MATERIAL PROVIDED ->
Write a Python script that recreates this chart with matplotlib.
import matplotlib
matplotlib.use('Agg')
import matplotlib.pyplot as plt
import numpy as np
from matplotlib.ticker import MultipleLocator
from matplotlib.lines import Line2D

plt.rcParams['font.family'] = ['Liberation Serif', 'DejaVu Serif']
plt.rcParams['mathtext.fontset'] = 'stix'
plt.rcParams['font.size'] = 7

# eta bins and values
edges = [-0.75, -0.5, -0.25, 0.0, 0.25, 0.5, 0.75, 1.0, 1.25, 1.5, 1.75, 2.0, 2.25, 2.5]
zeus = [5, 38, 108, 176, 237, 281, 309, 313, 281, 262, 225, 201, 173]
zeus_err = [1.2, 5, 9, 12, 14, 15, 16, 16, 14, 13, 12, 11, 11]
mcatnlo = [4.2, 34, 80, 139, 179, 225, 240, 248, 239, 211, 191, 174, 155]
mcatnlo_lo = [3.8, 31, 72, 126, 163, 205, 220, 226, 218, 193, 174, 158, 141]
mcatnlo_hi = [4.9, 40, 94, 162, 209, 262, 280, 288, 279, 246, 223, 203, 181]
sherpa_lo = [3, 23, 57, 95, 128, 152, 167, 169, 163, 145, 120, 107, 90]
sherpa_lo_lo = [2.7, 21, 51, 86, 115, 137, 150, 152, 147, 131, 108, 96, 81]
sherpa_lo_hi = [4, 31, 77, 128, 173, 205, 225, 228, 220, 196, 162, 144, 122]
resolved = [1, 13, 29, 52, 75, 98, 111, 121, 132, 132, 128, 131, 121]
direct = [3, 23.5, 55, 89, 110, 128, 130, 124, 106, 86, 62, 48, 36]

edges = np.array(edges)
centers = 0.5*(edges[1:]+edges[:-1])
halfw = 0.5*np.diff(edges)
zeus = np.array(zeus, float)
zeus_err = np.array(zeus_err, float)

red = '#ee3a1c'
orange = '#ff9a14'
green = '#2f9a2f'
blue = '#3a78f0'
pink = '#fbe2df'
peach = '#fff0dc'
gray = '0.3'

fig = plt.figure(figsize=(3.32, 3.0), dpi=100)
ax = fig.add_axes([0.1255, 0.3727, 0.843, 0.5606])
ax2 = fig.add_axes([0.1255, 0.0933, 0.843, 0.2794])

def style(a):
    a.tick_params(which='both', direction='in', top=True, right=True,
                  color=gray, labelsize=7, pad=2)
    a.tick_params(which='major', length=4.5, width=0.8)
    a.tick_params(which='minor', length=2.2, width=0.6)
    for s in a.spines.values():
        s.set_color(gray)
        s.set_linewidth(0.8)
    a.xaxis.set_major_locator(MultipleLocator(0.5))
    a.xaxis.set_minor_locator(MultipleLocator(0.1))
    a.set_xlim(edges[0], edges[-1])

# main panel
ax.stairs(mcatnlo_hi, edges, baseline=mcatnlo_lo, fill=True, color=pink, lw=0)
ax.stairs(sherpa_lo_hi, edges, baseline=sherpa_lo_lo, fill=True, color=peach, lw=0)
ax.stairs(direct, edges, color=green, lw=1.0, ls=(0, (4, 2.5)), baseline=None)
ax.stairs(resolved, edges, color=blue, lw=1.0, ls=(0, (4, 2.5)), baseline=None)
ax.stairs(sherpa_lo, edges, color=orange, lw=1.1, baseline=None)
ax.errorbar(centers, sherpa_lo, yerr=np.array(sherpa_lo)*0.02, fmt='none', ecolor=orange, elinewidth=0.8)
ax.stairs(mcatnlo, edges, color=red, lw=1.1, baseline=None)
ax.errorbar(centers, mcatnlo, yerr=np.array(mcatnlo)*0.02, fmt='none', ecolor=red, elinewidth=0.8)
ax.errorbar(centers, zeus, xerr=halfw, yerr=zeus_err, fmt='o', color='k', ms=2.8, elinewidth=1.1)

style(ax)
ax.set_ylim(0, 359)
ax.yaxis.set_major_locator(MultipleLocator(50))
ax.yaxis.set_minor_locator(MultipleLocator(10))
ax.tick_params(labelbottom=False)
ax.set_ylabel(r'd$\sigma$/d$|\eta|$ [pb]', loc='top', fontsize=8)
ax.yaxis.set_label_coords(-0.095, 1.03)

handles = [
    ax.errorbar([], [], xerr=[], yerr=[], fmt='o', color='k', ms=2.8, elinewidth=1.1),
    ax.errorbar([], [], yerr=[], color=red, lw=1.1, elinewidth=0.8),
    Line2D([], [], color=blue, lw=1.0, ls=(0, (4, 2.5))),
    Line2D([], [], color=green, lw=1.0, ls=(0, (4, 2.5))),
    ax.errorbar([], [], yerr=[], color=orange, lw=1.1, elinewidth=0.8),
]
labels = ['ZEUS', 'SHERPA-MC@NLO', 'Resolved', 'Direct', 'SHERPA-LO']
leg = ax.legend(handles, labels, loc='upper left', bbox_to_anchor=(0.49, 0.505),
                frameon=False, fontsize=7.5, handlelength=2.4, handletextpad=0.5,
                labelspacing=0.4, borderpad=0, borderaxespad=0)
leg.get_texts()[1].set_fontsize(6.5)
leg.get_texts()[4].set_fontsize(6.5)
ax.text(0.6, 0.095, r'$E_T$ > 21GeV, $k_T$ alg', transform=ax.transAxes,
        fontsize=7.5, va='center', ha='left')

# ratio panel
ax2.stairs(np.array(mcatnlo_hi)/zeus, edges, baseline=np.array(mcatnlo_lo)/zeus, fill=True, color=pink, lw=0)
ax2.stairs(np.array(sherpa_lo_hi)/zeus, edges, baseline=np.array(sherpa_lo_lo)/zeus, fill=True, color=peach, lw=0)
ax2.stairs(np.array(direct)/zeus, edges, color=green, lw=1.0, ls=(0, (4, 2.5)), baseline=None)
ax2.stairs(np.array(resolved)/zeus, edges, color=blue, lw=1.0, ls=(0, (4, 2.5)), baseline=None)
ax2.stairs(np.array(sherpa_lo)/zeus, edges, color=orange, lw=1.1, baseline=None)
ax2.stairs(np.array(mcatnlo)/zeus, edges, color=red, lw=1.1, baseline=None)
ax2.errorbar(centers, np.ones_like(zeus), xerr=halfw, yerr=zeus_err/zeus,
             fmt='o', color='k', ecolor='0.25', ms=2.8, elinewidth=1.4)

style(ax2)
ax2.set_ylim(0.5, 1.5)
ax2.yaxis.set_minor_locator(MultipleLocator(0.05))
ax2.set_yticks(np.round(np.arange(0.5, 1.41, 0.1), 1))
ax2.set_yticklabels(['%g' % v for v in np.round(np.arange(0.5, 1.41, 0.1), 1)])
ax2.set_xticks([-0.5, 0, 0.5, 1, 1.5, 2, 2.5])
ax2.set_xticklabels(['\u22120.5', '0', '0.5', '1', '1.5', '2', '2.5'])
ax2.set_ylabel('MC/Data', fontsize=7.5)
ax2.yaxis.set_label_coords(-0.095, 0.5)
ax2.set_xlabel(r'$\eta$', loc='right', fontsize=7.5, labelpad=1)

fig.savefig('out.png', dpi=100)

WRITTEN TASK ->
Please repeat word for word the lines above that run from the beginning through the line containing "a.set_xlim(edges[0], edges[-1])", keeping both the first and that last line.

ANSWER BELOW ->
Write a Python script that recreates this chart with matplotlib.
import matplotlib
matplotlib.use('Agg')
import matplotlib.pyplot as plt
import numpy as np
from matplotlib.ticker import MultipleLocator
from matplotlib.lines import Line2D

plt.rcParams['font.family'] = ['Liberation Serif', 'DejaVu Serif']
plt.rcParams['mathtext.fontset'] = 'stix'
plt.rcParams['font.size'] = 7

# eta bins and values
edges = [-0.75, -0.5, -0.25, 0.0, 0.25, 0.5, 0.75, 1.0, 1.25, 1.5, 1.75, 2.0, 2.25, 2.5]
zeus = [5, 38, 108, 176, 237, 281, 309, 313, 281, 262, 225, 201, 173]
zeus_err = [1.2, 5, 9, 12, 14, 15, 16, 16, 14, 13, 12, 11, 11]
mcatnlo = [4.2, 34, 80, 139, 179, 225, 240, 248, 239, 211, 191, 174, 155]
mcatnlo_lo = [3.8, 31, 72, 126, 163, 205, 220, 226, 218, 193, 174, 158, 141]
mcatnlo_hi = [4.9, 40, 94, 162, 209, 262, 280, 288, 279, 246, 223, 203, 181]
sherpa_lo = [3, 23, 57, 95, 128, 152, 167, 169, 163, 145, 120, 107, 90]
sherpa_lo_lo = [2.7, 21, 51, 86, 115, 137, 150, 152, 147, 131, 108, 96, 81]
sherpa_lo_hi = [4, 31, 77, 128, 173, 205, 225, 228, 220, 196, 162, 144, 122]
resolved = [1, 13, 29, 52, 75, 98, 111, 121, 132, 132, 128, 131, 121]
direct = [3, 23.5, 55, 89, 110, 128, 130, 124, 106, 86, 62, 48, 36]

edges = np.array(edges)
centers = 0.5*(edges[1:]+edges[:-1])
halfw = 0.5*np.diff(edges)
zeus = np.array(zeus, float)
zeus_err = np.array(zeus_err, float)

red = '#ee3a1c'
orange = '#ff9a14'
green = '#2f9a2f'
blue = '#3a78f0'
pink = '#fbe2df'
peach = '#fff0dc'
gray = '0.3'

fig = plt.figure(figsize=(3.32, 3.0), dpi=100)
ax = fig.add_axes([0.1255, 0.3727, 0.843, 0.5606])
ax2 = fig.add_axes([0.1255, 0.0933, 0.843, 0.2794])

def style(a):
    a.tick_params(which='both', direction='in', top=True, right=True,
                  color=gray, labelsize=7, pad=2)
    a.tick_params(which='major', length=4.5, width=0.8)
    a.tick_params(which='minor', length=2.2, width=0.6)
    for s in a.spines.values():
        s.set_color(gray)
        s.set_linewidth(0.8)
    a.xaxis.set_major_locator(MultipleLocator(0.5))
    a.xaxis.set_minor_locator(MultipleLocator(0.1))
    a.set_xlim(edges[0], edges[-1])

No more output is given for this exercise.